* [What to produce] Your copy of the material must match it exactly, except that pictures are dropped.

* [Supplied material]
- - - - -

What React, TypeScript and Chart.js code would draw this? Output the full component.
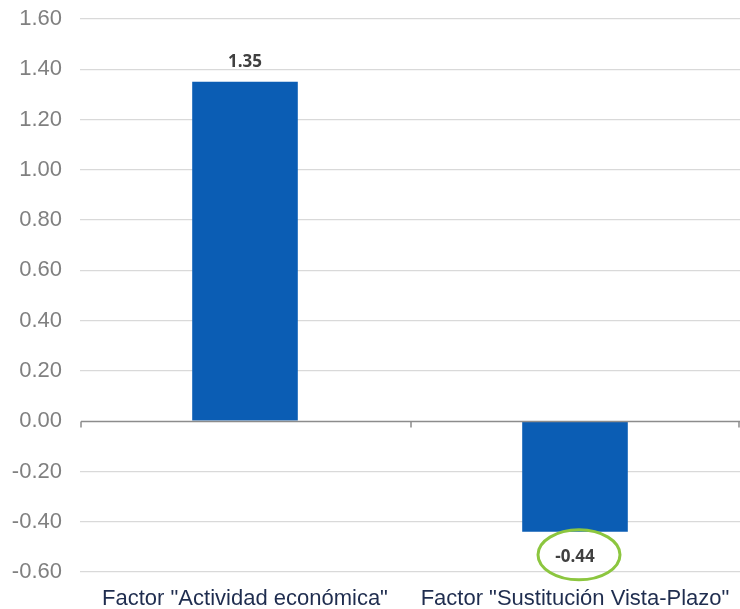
import React, { useEffect, useRef } from "react";
import { Chart, registerables } from "chart.js";

Chart.register(...registerables);

const categories = ['Factor "Actividad económica"', 'Factor "Sustitución Vista-Plazo"'];
const values = [1.35, -0.44];
const valueLabels = ["1.35", "-0.44"];
const yMin = -0.6;
const yMax = 1.6;
const yStep = 0.2;
const highlightIndex = 1;

const BAR_COLOR = "#0B5DB4";

const overlayPlugin = {
  id: "overlay",
  afterDatasetsDraw(chart: any) {
    const { ctx, chartArea, scales } = chart;
    const y = scales.y;
    const y0 = Math.round(y.getPixelForValue(0)) + 0.5;
    ctx.save();
    ctx.strokeStyle = "#8C8C8C";
    ctx.lineWidth = 1.5;
    ctx.beginPath();
    ctx.moveTo(chartArea.left + 1, y0);
    ctx.lineTo(chartArea.right, y0);
    const n = categories.length;
    const w = (chartArea.right - chartArea.left) / n;
    for (let i = 0; i <= n; i++) {
      let px = chartArea.left + 1 + i * w;
      if (i === n) px = chartArea.right - 1;
      ctx.moveTo(px, y0);
      ctx.lineTo(px, y0 + 6);
    }
    ctx.stroke();
    ctx.restore();

    const meta = chart.getDatasetMeta(0);
    ctx.save();
    ctx.font = "bold 17px 'Open Sans'";
    ctx.fillStyle = "#404040";
    ctx.textAlign = "center";
    ctx.textBaseline = "middle";
    meta.data.forEach((bar: any, i: number) => {
      const v = values[i];
      const ly = v >= 0 ? bar.y - 20 : bar.y + 25;
      ctx.fillText(valueLabels[i], bar.x, ly);
      if (i === highlightIndex) {
        ctx.strokeStyle = "#8CC63F";
        ctx.lineWidth = 3;
        ctx.beginPath();
        ctx.ellipse(bar.x + 4, ly - 2, 41, 25, 0, 0, Math.PI * 2);
        ctx.stroke();
      }
    });
    ctx.restore();
  },
};

export default function App() {
  const ref = useRef<HTMLCanvasElement>(null);
  useEffect(() => {
    document.body.style.margin = "0";
    const chart = new Chart(ref.current!, {
      type: "bar",
      data: {
        labels: categories,
        datasets: [
          {
            data: values,
            backgroundColor: BAR_COLOR,
            categoryPercentage: 1,
            barPercentage: 0.32,
          },
        ],
      },
      options: {
        animation: false,
        responsive: false,
        layout: { padding: { top: 19, left: 0, right: 0, bottom: 0 } },
        plugins: { legend: { display: false }, tooltip: { enabled: false } },
        scales: {
          x: {
            grid: { display: false, drawTicks: false },
            border: { display: false },
            ticks: {
              color: "#1F2D4F",
              font: { family: "'Liberation Sans', Arial", size: 22 },
              padding: 14,
              maxRotation: 0,
              autoSkip: false,
            },
            afterFit(scale: any) {
              scale.height = 37;
              scale.paddingLeft = 0;
              scale.paddingRight = 0;
            },
          },
          y: {
            min: yMin,
            max: yMax,
            grid: {
              drawTicks: false,
              color: (c: any) => (c.tick && Math.abs(c.tick.value) < 1e-9 ? "rgba(0,0,0,0)" : "#D9D9D9"),
              lineWidth: 1.2,
            },
            border: { display: false },
            ticks: {
              stepSize: yStep,
              color: "#808080",
              font: { family: "'Liberation Sans', Arial", size: 22 },
              padding: 18,
              callback: (v: any) => Number(v).toFixed(2),
            },
            afterFit(scale: any) {
              scale.width = 80;
              scale.paddingTop = 0;
              scale.paddingBottom = 0;
            },
          },
        },
      },
      plugins: [overlayPlugin],
    });
    return () => chart.destroy();
  }, []);
  return (
    <div style={{ width: 740, height: 609 }}>
      <canvas ref={ref} width={740} height={609} />
    </div>
  );
}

- - - - -

* [The answer]
What React, TypeScript and Chart.js code would draw this? Output the full component.
import React, { useEffect, useRef } from "react";
import { Chart, registerables } from "chart.js";

Chart.register(...registerables);

const categories = ['Factor "Actividad económica"', 'Factor "Sustitución Vista-Plazo"'];
const values = [1.35, -0.44];
const valueLabels = ["1.35", "-0.44"];
const yMin = -0.6;
const yMax = 1.6;
const yStep = 0.2;
const highlightIndex = 1;

const BAR_COLOR = "#0B5DB4";

const overlayPlugin = {
  id: "overlay",
  afterDatasetsDraw(chart: any) {
    const { ctx, chartArea, scales } = chart;
    const y = scales.y;
    const y0 = Math.round(y.getPixelForValue(0)) + 0.5;
    ctx.save();
    ctx.strokeStyle = "#8C8C8C";
    ctx.lineWidth = 1.5;
    ctx.beginPath();
    ctx.moveTo(chartArea.left + 1, y0);
    ctx.lineTo(chartArea.right, y0);
    const n = categories.length;
    const w = (chartArea.right - chartArea.left) / n;
    for (let i = 0; i <= n; i++) {
      let px = chartArea.left + 1 + i * w;
      if (i === n) px = chartArea.right - 1;
      ctx.moveTo(px, y0);
      ctx.lineTo(px, y0 + 6);
    }
    ctx.stroke();
    ctx.restore();

    const meta = chart.getDatasetMeta(0);
    ctx.save();
    ctx.font = "bold 17px 'Open Sans'";
    ctx.fillStyle = "#404040";
    ctx.textAlign = "center";
    ctx.textBaseline = "middle";
    meta.data.forEach((bar: any, i: number) => {
      const v = values[i];
      const ly = v >= 0 ? bar.y - 20 : bar.y + 25;
      ctx.fillText(valueLabels[i], bar.x, ly);
      if (i === highlightIndex) {
        ctx.strokeStyle = "#8CC63F";
        ctx.lineWidth = 3;
        ctx.beginPath();
        ctx.ellipse(bar.x + 4, ly - 2, 41, 25, 0, 0, Math.PI * 2);
        ctx.stroke();
      }
    });
    ctx.restore();
  },
};

export default function App() {
  const ref = useRef<HTMLCanvasElement>(null);
  useEffect(() => {
    document.body.style.margin = "0";
    const chart = new Chart(ref.current!, {
      type: "bar",
      data: {
        labels: categories,
        datasets: [
          {
            data: values,
            backgroundColor: BAR_COLOR,
            categoryPercentage: 1,
            barPercentage: 0.32,
          },
        ],
      },
      options: {
        animation: false,
        responsive: false,
        layout: { padding: { top: 19, left: 0, right: 0, bottom: 0 } },
        plugins: { legend: { display: false }, tooltip: { enabled: false } },
        scales: {
          x: {
            grid: { display: false, drawTicks: false },
            border: { display: false },
            ticks: {
              color: "#1F2D4F",
              font: { family: "'Liberation Sans', Arial", size: 22 },
              padding: 14,
              maxRotation: 0,
              autoSkip: false,
            },
            afterFit(scale: any) {
              scale.height = 37;
              scale.paddingLeft = 0;
              scale.paddingRight = 0;
            },
          },
          y: {
            min: yMin,
            max: yMax,
            grid: {
              drawTicks: false,
              color: (c: any) => (c.tick && Math.abs(c.tick.value) < 1e-9 ? "rgba(0,0,0,0)" : "#D9D9D9"),
              lineWidth: 1.2,
            },
            border: { display: false },
            ticks: {
              stepSize: yStep,
              color: "#808080",
              font: { family: "'Liberation Sans', Arial", size: 22 },
              padding: 18,
              callback: (v: any) => Number(v).toFixed(2),
            },
            afterFit(scale: any) {
              scale.width = 80;
              scale.paddingTop = 0;
              scale.paddingBottom = 0;
            },
          },
        },
      },
      plugins: [overlayPlugin],
    });
    return () => chart.destroy();
  }, []);
  return (
    <div style={{ width: 740, height: 609 }}>
      <canvas ref={ref} width={740} height={609} />
    </div>
  );
}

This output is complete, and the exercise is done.